The proposed increased in the foreign student enrolment cap is the latest development in a pattern of more active recruitment for Hong Kong. Earlier this year, the eight UGC universities announced a HK$10 million (US$1.3 million) investment in a two-year marketing campaign designed to attract students from a wider variety of countries targeted in China's massive Belt and Road Initiative, including Saudi Arabia and Nigeria.

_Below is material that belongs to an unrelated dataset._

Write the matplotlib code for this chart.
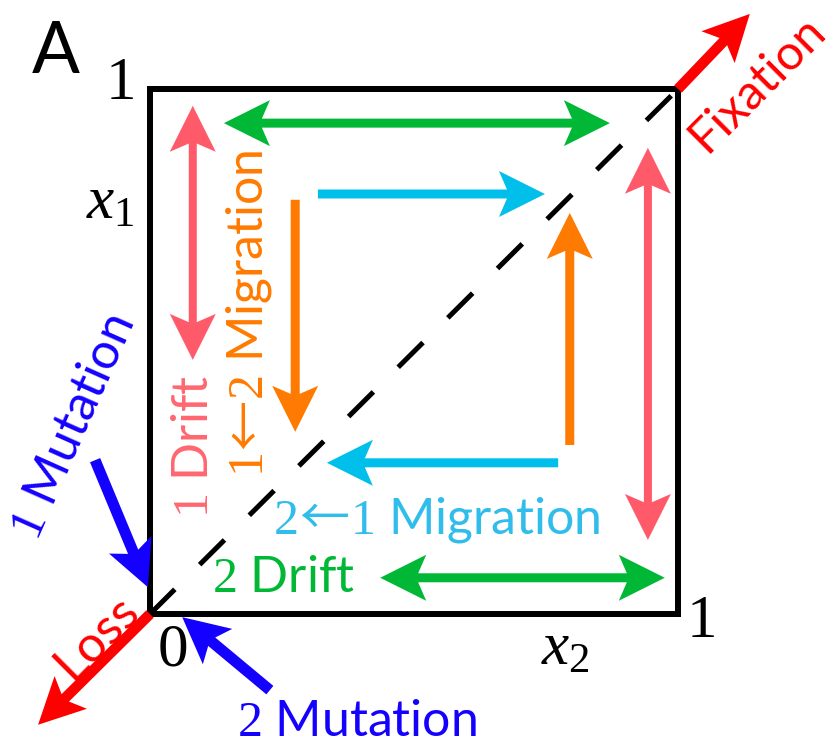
import numpy as np
import matplotlib
matplotlib.use("Agg")
import matplotlib.pyplot as plt
from matplotlib.patches import Polygon

plt.rcParams["mathtext.fontset"] = "custom"
plt.rcParams["mathtext.rm"] = "Liberation Serif"
plt.rcParams["mathtext.it"] = "Liberation Serif:italic"
plt.rcParams["mathtext.bf"] = "Liberation Serif:bold"
# long, thin arrow glyph for the migration labels
plt.rcParams["mathtext.sf"] = "Noto Sans CJK JP"

SANS = "Lato"

# Colours for each evolutionary process
C_FIX = "#FF0000"
C_MUT = "#1400FF"
C_DRIFT2 = "#00B836"
C_DRIFT1 = "#FF5A6A"
C_MIG12 = "#FF7A00"
C_MIG21 = "#00BFEA"

# State space: x2 on the horizontal axis, x1 on the vertical axis (unit square)
box_x = [0, 1, 1, 0, 0]
box_y = [0, 0, 1, 1, 0]
diag_x = [0, 1]
diag_y = [0, 1]

# Arrow segments ((x2_start, x1_start), (x2_end, x1_end))
drift2_double = [((0.140, 0.935), (0.871, 0.935)),
                 ((0.436, 0.069), (0.975, 0.069))]
drift1_double = [((0.081, 0.968), (0.081, 0.484)),
                 ((0.943, 0.888), (0.943, 0.141))]
mig21_single = [((0.318, 0.800), (0.748, 0.800)),
                ((0.773, 0.288), (0.335, 0.288))]
mig12_single = [((0.275, 0.789), (0.275, 0.347)),
                ((0.795, 0.322), (0.795, 0.764))]
fixation_arrow = ((1.0, 1.0), (1.136, 1.143))
loss_arrow = ((0.0, 0.0), (-0.212, -0.211))
mutation1_arrow = ((-0.104, 0.293), (-0.004, 0.051))
mutation2_arrow = ((0.227, -0.145), (0.061, -0.006))

fig = plt.figure(figsize=(8.33, 7.47), dpi=100)
ax = fig.add_axes([150 / 833, 133 / 747, 528 / 833, 525 / 747])
ax.set_xlim(0, 1)
ax.set_ylim(0, 1)
ax.axis("off")

PX = 0.72  # points per pixel at 100 dpi

ax.plot(diag_x, diag_y, color="black", lw=5 * PX, ls=(0, (7, 7)),
        dash_capstyle="butt", clip_on=False, zorder=2)
ax.plot(box_x, box_y, color="black", lw=6 * PX, solid_joinstyle="miter",
        clip_on=False, zorder=3)


def arrow(p0, p1, color, shaft=9.0, double=False, head_len=46.0,
          head_w=46.0, notch=10.0):
    """Notched arrow built in display space and mapped back to data."""
    a = ax.transData.transform(p0)
    b = ax.transData.transform(p1)
    d = b - a
    t = d / np.hypot(*d)
    n = np.array([-t[1], t[0]])
    hw = shaft / 2.0
    joint = (head_len - notch) + notch * (hw / (head_w / 2.0))

    def head(tip, u):
        # outline from the -n side of the shaft, round the head, to the +n side
        return [tip - u * joint - n * hw,
                tip - u * head_len - n * head_w / 2,
                tip,
                tip - u * head_len + n * head_w / 2,
                tip - u * joint + n * hw]

    pts = head(b, t)
    if double:
        pts = pts + head(a, -t)[::-1]
    else:
        pts = pts + [a + n * hw, a - n * hw]
    data = ax.transData.inverted().transform(np.array(pts))
    ax.add_patch(Polygon(data, closed=True, facecolor=color, edgecolor="none",
                         clip_on=False, zorder=4))


for s, e in drift2_double:
    arrow(s, e, C_DRIFT2, shaft=9, double=True)
for s, e in drift1_double:
    arrow(s, e, C_DRIFT1, shaft=8, double=True)
for s, e in mig21_single:
    arrow(s, e, C_MIG21, shaft=9)
for s, e in mig12_single:
    arrow(s, e, C_MIG12, shaft=9)
arrow(*fixation_arrow, C_FIX, shaft=10.5)
arrow(*loss_arrow, C_FIX, shaft=10.5)
arrow(*mutation1_arrow, C_MUT, shaft=11)
arrow(*mutation2_arrow, C_MUT, shaft=11)

FS = 36
FS_NUM = 44

# Panel letter and axis labels
ax.text(-0.178, 1.070, "A", fontsize=51, family=SANS, ha="center",
        va="center", clip_on=False)
ax.text(-0.057, 1.013, "$1$", fontsize=FS_NUM, ha="center", va="center")
ax.text(-0.076, 0.754, "$x_1$", fontsize=FS_NUM, ha="center", va="baseline")
ax.text(0.042, -0.067, "$0$", fontsize=FS_NUM, ha="center", va="center")
ax.text(1.042, -0.013, "$1$", fontsize=FS_NUM, ha="center", va="center")
ax.text(0.786, -0.097, "$x_2$", fontsize=FS_NUM, ha="center", va="baseline")

# Process labels
ax.text(1.150, 1.011, "Fixation", fontsize=35, family=SANS, color=C_FIX,
        rotation=45, rotation_mode="anchor", ha="center", va="center")
ax.text(-0.100, -0.044, "Loss", fontsize=FS, family=SANS, color=C_FIX,
        rotation=45, rotation_mode="anchor", ha="center", va="center")
ax.text(-0.146, 0.356, r"$\mathit{1}$ Mutation", fontsize=FS, family=SANS,
        color=C_MUT, rotation=66, rotation_mode="anchor", ha="center",
        va="center")
ax.text(0.392, -0.206, "$2$ Mutation", fontsize=FS, family=SANS,
        color=C_MUT, ha="center", va="center")
ax.text(0.110, 0.320, "$1$ Drift", fontsize=FS, family=SANS, color="#FF6670",
        rotation=90, rotation_mode="anchor", ha="center", va="baseline")
ax.text(0.214, 0.573, r"$1\!\mathsf{\leftarrow}\!2$ Migration", fontsize=FS,
        family=SANS, color=C_MIG12, rotation=90, rotation_mode="anchor",
        ha="center", va="baseline")
ax.text(0.544, 0.154, r"$2\!\mathsf{\leftarrow}\!1$ Migration", fontsize=FS,
        family=SANS, color="#30BDEB", ha="center", va="baseline")
ax.text(0.252, 0.042, "$2$ Drift", fontsize=FS, family=SANS, color=C_DRIFT2,
        ha="center", va="baseline")

fig.savefig("out.png", dpi=100, facecolor="white")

In addition, authorities in Hong Kong have in recent years introduced a number of new policies to attract skilled immigrants, including the Top Talent Pass Scheme (TTPS). The TTPS was introduced in 2022 and grants visas to high earners and graduates from the world’s top 100 universities with at least three years of work experience in the previous five years. This follows an earlier initiative from 2018, the Talent List, which targets immigrants in specific professional fields and aims to attract 35,000 skilled workers to the city each year. The Talent List was initially based around a target set of 11 professions but has now been expanded to more than 50.

These policy directions clearly point to a broader strategy of making Hong Kong a more attractive destination in which to study, work, and live. And in this regard, Hong Kong joins a growing list of regional destinations within Asia, including South Korea, Japan, Malaysia, and Taiwan that are more actively competing for the region's, and the world's, top students.